Выдала попадья дочку замуж с хорошим приданым, а после свадьбы стала ее жаба давить: зачем да зачем так расщедрилась, небось и так пошла дочь в богатую семью, а теперь вот сиди да считай гроши! Грызла, грызла себя, и до того загрызла, что взяла как-то раз да и повесилась. Ну, похоронили ее при дороге, как водится самоубийц хоронить, да и забыли о ней.
Прошло какое-то время, и вдруг кузнец той деревни слышит ночью: кто-то в окошко стучит. Подъехали какие-то верховые:
— Подкуй нашу кобылку, кузнец! Да поосторожней, больно строптивая.
Посулили щедро заплатить, ну, он и пошел в кузню, даром что ночь. Пока ковал, кобылка и в самом деле все время дергалась: только отведав кнута, успокоилась немножко.
Получил кузнец деньги — хорошие деньги! Вот кончил работу, всадник тотчас вскочил верхом. Кузнец глядит — и глазам не верит: да это ж не кобыла, а знакомая попадья, та самая, что недавно руки на себя наложила, вот и петля на шее! И всадник не человек, а черт с копытами и хвостом, и другие всадники — такие же черти, которые верхом либо на утопленниках, либо на удавленниках сидят!
Кузнец перекрестился — всё с визгом и шумом тотчас же скрылось с глаз. Насилу он очухался, да не пошли ему на пользу шальные деньги: недели через две помер, а отчего — неведомо.

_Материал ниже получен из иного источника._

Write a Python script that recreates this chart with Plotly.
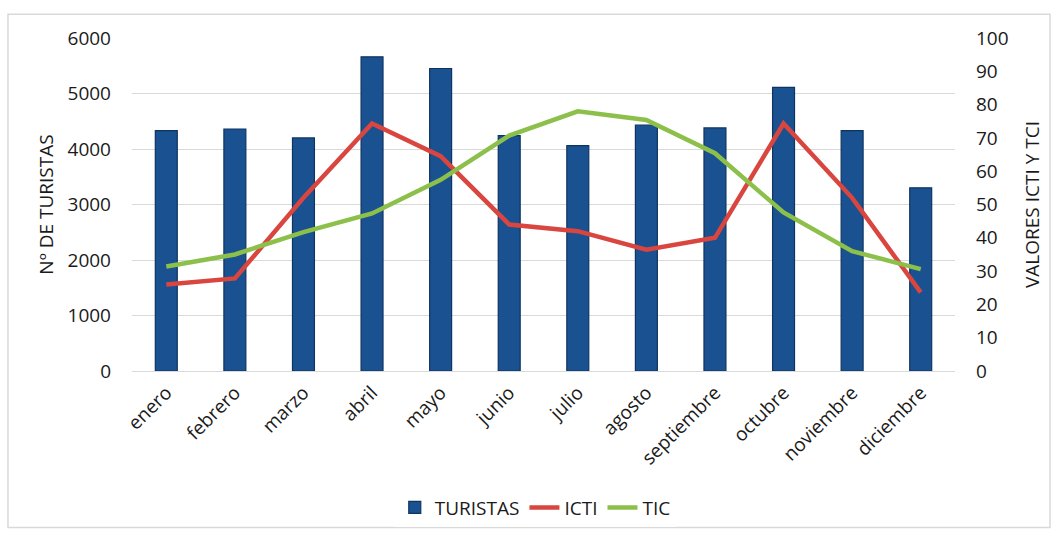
import plotly.graph_objects as go

# Monthly tourist counts and climate comfort indices
meses = ["enero", "febrero", "marzo", "abril", "mayo", "junio", "julio",
         "agosto", "septiembre", "octubre", "noviembre", "diciembre"]
turistas = [4330, 4360, 4200, 5660, 5450, 4240, 4060, 4430, 4380, 5110, 4330, 3300]
icti = [26, 27.8, 52, 74.3, 64.5, 44, 42, 36.4, 40, 74.3, 52, 23.6]
tic = [31.4, 35, 41.7, 47.3, 57.4, 70.7, 78, 75.4, 65.4, 47.6, 36, 30.6]

FONT = "Open Sans"
FS = 19
fig = go.Figure()

fig.add_trace(go.Bar(
    x=meses, y=turistas, name="TURISTAS", width=0.32,
    marker=dict(color="#1a5190", line=dict(color="#0e3562", width=1.2)),
    yaxis="y",
))
fig.add_trace(go.Scatter(
    x=meses, y=icti, name="ICTI", mode="lines",
    line=dict(color="#d9463f", width=4.5), yaxis="y2",
))
fig.add_trace(go.Scatter(
    x=meses, y=tic, name="TIC", mode="lines",
    line=dict(color="#8cc04b", width=4.5), yaxis="y2",
))

fig.update_layout(
    width=1059, height=539,
    margin=dict(l=132, r=104, t=38, b=163),
    paper_bgcolor="white", plot_bgcolor="white",
    font=dict(family=FONT, size=FS, color="#1a1a1a"),
    showlegend=True,
    legend=dict(orientation="h", x=0.49, xanchor="center", y=-0.41, yanchor="middle",
                font=dict(size=FS), traceorder="normal", itemwidth=30),
    xaxis=dict(tickangle=-45, showgrid=False, showline=False, ticks="",
               tickfont=dict(size=FS), ticklabelstandoff=6),
    yaxis=dict(range=[0, 6000], dtick=1000, showgrid=True, gridcolor="#d9d9d9",
               gridwidth=1.3, zeroline=True, zerolinecolor="#d9d9d9", zerolinewidth=1.3,
               tickfont=dict(size=FS), ticklabelstandoff=20,
               title=dict(text="Nº DE TURISTAS", font=dict(size=FS), standoff=8)),
    yaxis2=dict(range=[0, 100], dtick=10, overlaying="y", side="right", showgrid=False,
                zeroline=False, tickfont=dict(size=FS), ticklabelstandoff=20,
                title=dict(text="VALORES ICTI Y TCI", font=dict(size=FS), standoff=18)),
    shapes=[dict(type="rect", xref="paper", yref="paper",
                 x0=-0.1507, x1=1.1154, y0=-0.47, y1=1.071,
                 line=dict(color="#d9d9d9", width=1.5), fillcolor="rgba(0,0,0,0)",
                 layer="below")],
)

fig.write_html("out.html")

Самоубийц народ относит к числу залож-ных покойников, причем
самых опасных из них. Самоубийство во все времена считалось страшным
грехом, после чего душа человеческая сразу уходит к дьяволу. Обычное
их наименование — «дьяволу каша», то есть жертва Сатане, «черту баран»,
«чертова лошадка»: на них в аду черти воду возят. Глава всех самоубийц
— Иуда Искариот, некогда предавший Христа. В аду он сидит на коленях
у Сатаны, как его любимое дитя. Старинное предание гласит, что, когда
Иисус после воскресения был в аду и выводил оттуда души праведных, он
звал и Иуду, но тот пожелал остаться на коленях у дьявола.
Впрочем, в аду души самоубийц тоже не могут зажиться: ведь они, как все заложные покойники, лишены нормального церковного отпевания и погребения (место их упокоения — жальники, божедомки), а потому несчастные обречены скитаться неприкаянными, чаще всего около того места, где покончили счеты с жизнью. Говорят, семь лет самоубийца не может расстаться с прежним обликом: в полночь удавленник раскачивается на вепсе дерева, где повесился, свистит, кричит, утопленник плещется в волнах, и каждый норовит погубить прохожего человека. Чтобы хоть как-то обезопаситься от них, дерево, на котором кто-то повесился, срубали, колодец, в котором кто-то утоп, засыпали (чтобы на этом проклятом месте никого не тянуло снова согрешить).
Самоубийцы, конечно, враждебны оставшимся в живых. Они обращаются в упырей и вурдалаков, русалок, водяных, бродят привидениями, — встреча с ними смертельно опасна. Более того, иногда они замыкают тучи и насылают засуху, а то и наоборот — проливные дожди на крестьянские поля. От них старались оберечься, как от ведьм и колдунов: при погребении пробивали тело осиновым колом, подрезали коленные жилы, у могилы сыпали мак: выйдет грешная душа ночью из могилы, увидит мак и начнет его пересчитывать до самого утра, когда уже поздно будет людям вредить. Если человеку все-таки встретился самоубийца, его можно отогнать ударом наотмашь, как и всякую другую нечисть, говоря при этом только «раз», но ни в коем случае не «два», а то снова пристанет.
Между прочим, если перед тем как решиться покончить с собой, человек произнесет имя Господа, самоубийство не удастся.